**Required task:** All lines in the records below from the line with "Emit a web page" through the line with "6.34, 6.46, 6.52];" are to be given again exactly, both ends included; the pictures are to be left out.

**Material provided:**
## BEGIN

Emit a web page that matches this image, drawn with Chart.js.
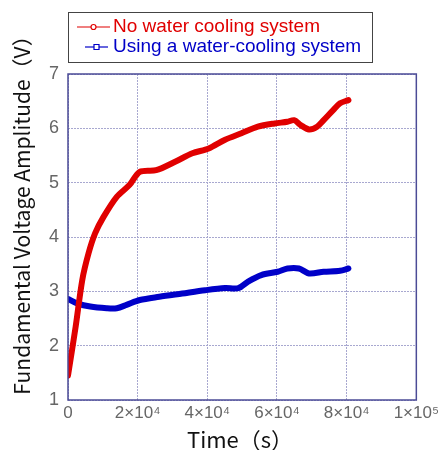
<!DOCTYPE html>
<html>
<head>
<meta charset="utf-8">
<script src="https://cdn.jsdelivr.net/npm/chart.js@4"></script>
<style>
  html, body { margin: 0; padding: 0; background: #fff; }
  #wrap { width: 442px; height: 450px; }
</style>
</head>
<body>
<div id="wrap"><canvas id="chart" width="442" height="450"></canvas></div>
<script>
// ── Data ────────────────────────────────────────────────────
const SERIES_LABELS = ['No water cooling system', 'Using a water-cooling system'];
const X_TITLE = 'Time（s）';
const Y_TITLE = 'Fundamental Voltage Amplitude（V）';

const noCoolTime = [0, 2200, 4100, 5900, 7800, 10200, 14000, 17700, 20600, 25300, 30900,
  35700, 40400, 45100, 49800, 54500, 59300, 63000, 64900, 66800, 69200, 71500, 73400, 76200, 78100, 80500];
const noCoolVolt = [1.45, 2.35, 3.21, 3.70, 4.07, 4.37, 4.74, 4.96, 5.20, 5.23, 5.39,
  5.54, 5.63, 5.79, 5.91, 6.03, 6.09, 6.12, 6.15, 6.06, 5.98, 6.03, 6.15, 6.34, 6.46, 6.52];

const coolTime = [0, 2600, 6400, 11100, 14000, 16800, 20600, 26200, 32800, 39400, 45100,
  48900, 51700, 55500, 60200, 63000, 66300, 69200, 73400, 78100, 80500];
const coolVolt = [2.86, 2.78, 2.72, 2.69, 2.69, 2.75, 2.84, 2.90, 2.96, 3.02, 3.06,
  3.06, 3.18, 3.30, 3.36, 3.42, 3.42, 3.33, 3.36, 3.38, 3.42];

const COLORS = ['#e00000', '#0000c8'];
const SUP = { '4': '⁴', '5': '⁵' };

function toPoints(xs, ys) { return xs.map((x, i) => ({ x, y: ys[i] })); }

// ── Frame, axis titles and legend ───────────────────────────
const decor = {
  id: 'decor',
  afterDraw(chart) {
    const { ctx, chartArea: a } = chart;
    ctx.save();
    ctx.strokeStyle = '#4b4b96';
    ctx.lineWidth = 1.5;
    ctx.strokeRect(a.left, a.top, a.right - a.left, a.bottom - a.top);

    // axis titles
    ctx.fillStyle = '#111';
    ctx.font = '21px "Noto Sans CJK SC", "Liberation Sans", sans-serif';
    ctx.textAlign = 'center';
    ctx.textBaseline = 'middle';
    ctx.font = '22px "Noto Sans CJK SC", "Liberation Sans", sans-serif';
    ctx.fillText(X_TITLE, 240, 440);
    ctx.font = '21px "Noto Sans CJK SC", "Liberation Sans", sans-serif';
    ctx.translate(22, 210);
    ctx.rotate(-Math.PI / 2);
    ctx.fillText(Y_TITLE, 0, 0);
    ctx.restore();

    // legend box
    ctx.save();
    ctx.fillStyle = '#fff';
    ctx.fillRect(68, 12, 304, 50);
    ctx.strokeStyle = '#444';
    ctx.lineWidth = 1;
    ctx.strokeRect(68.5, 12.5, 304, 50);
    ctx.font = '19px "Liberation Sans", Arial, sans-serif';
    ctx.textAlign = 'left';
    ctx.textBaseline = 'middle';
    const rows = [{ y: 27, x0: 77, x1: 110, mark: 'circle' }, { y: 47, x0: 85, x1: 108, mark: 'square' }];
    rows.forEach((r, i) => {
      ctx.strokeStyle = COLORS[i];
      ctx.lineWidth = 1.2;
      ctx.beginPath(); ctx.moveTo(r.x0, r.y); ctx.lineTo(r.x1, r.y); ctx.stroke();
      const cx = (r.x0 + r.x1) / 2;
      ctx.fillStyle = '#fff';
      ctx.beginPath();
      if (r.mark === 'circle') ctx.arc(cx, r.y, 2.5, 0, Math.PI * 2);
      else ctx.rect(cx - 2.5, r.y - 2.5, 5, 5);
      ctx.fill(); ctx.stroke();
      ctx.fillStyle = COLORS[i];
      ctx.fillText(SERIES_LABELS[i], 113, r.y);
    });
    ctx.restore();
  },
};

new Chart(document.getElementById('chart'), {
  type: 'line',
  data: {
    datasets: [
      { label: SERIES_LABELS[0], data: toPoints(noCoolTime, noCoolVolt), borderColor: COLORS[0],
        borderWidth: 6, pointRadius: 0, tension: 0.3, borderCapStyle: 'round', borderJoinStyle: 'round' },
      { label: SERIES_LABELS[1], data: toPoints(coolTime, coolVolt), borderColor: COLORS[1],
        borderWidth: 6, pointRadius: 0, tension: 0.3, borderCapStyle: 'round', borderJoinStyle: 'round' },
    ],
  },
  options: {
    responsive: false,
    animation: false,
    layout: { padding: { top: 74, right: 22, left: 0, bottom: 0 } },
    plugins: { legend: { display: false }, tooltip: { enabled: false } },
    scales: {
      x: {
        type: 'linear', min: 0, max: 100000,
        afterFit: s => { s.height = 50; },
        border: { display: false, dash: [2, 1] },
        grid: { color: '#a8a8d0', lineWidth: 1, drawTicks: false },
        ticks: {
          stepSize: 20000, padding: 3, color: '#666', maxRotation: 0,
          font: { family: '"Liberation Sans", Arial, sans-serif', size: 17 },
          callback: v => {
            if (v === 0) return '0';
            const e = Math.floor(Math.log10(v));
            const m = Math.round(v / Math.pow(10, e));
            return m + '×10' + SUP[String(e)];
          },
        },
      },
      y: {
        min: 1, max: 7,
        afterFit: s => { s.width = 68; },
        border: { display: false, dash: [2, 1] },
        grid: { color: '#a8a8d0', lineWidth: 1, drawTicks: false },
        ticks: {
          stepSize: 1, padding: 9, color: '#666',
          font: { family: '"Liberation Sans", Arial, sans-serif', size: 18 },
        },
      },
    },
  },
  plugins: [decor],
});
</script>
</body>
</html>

## END
## BEGIN

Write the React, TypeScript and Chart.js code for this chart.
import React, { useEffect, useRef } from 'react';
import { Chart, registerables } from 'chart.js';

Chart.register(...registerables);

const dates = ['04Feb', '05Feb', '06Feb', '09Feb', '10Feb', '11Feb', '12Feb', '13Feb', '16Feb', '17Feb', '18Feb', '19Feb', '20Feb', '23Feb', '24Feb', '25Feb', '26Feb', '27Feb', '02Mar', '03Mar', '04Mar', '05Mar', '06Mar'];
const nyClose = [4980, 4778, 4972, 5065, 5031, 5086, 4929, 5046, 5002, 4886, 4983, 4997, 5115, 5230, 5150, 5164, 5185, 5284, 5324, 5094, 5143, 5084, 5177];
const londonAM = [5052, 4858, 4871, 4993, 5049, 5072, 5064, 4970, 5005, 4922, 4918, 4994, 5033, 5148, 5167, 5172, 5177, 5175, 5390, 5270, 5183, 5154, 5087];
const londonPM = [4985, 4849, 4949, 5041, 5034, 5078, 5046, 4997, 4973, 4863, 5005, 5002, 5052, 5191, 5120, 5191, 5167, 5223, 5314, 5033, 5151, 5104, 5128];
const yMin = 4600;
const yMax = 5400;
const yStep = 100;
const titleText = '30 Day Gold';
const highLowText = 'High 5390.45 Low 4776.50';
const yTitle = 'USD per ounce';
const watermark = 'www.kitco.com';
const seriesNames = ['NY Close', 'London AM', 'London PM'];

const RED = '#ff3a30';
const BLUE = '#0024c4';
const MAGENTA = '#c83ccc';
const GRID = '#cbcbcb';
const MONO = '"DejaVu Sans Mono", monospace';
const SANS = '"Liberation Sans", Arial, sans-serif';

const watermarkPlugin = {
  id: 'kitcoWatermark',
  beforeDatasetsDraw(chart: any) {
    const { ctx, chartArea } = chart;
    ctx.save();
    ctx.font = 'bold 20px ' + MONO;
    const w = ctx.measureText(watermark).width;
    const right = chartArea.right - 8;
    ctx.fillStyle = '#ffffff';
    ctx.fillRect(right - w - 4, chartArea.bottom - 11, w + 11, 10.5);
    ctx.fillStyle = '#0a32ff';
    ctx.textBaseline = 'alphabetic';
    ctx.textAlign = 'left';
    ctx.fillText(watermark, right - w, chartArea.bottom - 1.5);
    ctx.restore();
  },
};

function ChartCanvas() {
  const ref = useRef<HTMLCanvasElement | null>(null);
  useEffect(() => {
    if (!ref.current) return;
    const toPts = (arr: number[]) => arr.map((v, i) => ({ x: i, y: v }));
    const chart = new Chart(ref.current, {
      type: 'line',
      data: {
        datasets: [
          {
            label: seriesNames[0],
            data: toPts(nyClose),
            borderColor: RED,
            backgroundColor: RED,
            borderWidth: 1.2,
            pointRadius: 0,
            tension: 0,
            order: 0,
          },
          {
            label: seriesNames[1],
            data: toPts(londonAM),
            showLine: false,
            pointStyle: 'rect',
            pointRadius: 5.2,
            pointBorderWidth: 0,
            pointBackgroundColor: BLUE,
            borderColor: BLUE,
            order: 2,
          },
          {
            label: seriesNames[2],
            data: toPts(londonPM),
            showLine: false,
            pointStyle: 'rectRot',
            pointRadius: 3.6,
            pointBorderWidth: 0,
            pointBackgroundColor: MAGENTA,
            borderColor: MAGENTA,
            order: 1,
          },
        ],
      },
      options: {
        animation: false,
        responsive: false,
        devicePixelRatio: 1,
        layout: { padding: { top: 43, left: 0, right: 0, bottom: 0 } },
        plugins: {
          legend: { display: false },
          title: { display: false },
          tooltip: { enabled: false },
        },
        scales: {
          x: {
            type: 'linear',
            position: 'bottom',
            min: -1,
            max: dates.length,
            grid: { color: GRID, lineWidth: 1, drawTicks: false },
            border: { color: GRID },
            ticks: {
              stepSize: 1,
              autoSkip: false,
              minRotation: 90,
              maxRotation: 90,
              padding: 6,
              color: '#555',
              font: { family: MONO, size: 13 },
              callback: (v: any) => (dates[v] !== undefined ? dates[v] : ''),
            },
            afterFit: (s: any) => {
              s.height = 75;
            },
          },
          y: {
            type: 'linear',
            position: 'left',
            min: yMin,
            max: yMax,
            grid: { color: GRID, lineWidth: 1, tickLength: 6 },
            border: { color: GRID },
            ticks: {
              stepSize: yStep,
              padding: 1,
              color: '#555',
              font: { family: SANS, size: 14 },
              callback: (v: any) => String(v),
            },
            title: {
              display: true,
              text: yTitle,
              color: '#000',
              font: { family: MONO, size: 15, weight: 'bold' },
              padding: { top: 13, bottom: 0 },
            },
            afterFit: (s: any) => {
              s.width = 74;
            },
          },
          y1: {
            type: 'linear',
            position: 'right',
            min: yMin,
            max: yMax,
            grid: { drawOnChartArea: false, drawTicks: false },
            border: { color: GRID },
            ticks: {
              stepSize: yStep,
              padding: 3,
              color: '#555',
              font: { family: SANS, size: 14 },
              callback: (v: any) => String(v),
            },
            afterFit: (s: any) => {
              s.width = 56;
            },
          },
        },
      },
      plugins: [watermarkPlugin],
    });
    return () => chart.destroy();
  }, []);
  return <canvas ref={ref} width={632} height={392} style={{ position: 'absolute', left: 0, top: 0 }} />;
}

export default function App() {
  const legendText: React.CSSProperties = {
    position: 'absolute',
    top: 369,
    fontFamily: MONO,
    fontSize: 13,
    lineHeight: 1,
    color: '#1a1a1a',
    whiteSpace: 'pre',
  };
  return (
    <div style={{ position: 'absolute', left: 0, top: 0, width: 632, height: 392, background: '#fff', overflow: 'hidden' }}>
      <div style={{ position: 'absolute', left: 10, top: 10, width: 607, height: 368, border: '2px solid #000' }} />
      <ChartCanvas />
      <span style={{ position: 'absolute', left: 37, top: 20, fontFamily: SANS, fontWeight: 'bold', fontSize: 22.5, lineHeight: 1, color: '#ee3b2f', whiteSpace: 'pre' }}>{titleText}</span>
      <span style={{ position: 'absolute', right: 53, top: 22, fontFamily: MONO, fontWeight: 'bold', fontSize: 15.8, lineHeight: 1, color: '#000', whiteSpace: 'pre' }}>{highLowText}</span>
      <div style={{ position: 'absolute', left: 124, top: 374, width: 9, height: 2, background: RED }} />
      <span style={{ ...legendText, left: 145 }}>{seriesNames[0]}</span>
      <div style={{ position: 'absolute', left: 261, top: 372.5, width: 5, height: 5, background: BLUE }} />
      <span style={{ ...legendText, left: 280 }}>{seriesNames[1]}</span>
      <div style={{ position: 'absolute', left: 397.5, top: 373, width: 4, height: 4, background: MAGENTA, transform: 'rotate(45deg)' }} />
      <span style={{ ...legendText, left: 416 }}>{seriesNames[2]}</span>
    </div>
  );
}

## END
## BEGIN

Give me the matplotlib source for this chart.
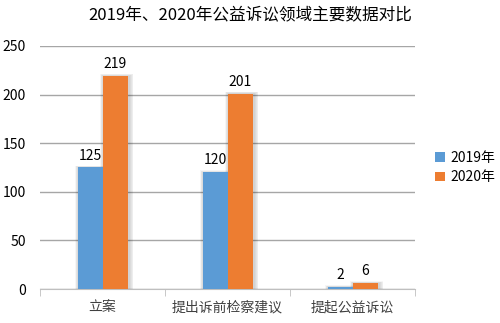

## END

**Finished answer:**
Emit a web page that matches this image, drawn with Chart.js.
<!DOCTYPE html>
<html>
<head>
<meta charset="utf-8">
<script src="https://cdn.jsdelivr.net/npm/chart.js@4"></script>
<style>
  html, body { margin: 0; padding: 0; background: #fff; }
  #wrap { width: 442px; height: 450px; }
</style>
</head>
<body>
<div id="wrap"><canvas id="chart" width="442" height="450"></canvas></div>
<script>
// ── Data ────────────────────────────────────────────────────
const SERIES_LABELS = ['No water cooling system', 'Using a water-cooling system'];
const X_TITLE = 'Time（s）';
const Y_TITLE = 'Fundamental Voltage Amplitude（V）';

const noCoolTime = [0, 2200, 4100, 5900, 7800, 10200, 14000, 17700, 20600, 25300, 30900,
  35700, 40400, 45100, 49800, 54500, 59300, 63000, 64900, 66800, 69200, 71500, 73400, 76200, 78100, 80500];
const noCoolVolt = [1.45, 2.35, 3.21, 3.70, 4.07, 4.37, 4.74, 4.96, 5.20, 5.23, 5.39,
  5.54, 5.63, 5.79, 5.91, 6.03, 6.09, 6.12, 6.15, 6.06, 5.98, 6.03, 6.15, 6.34, 6.46, 6.52];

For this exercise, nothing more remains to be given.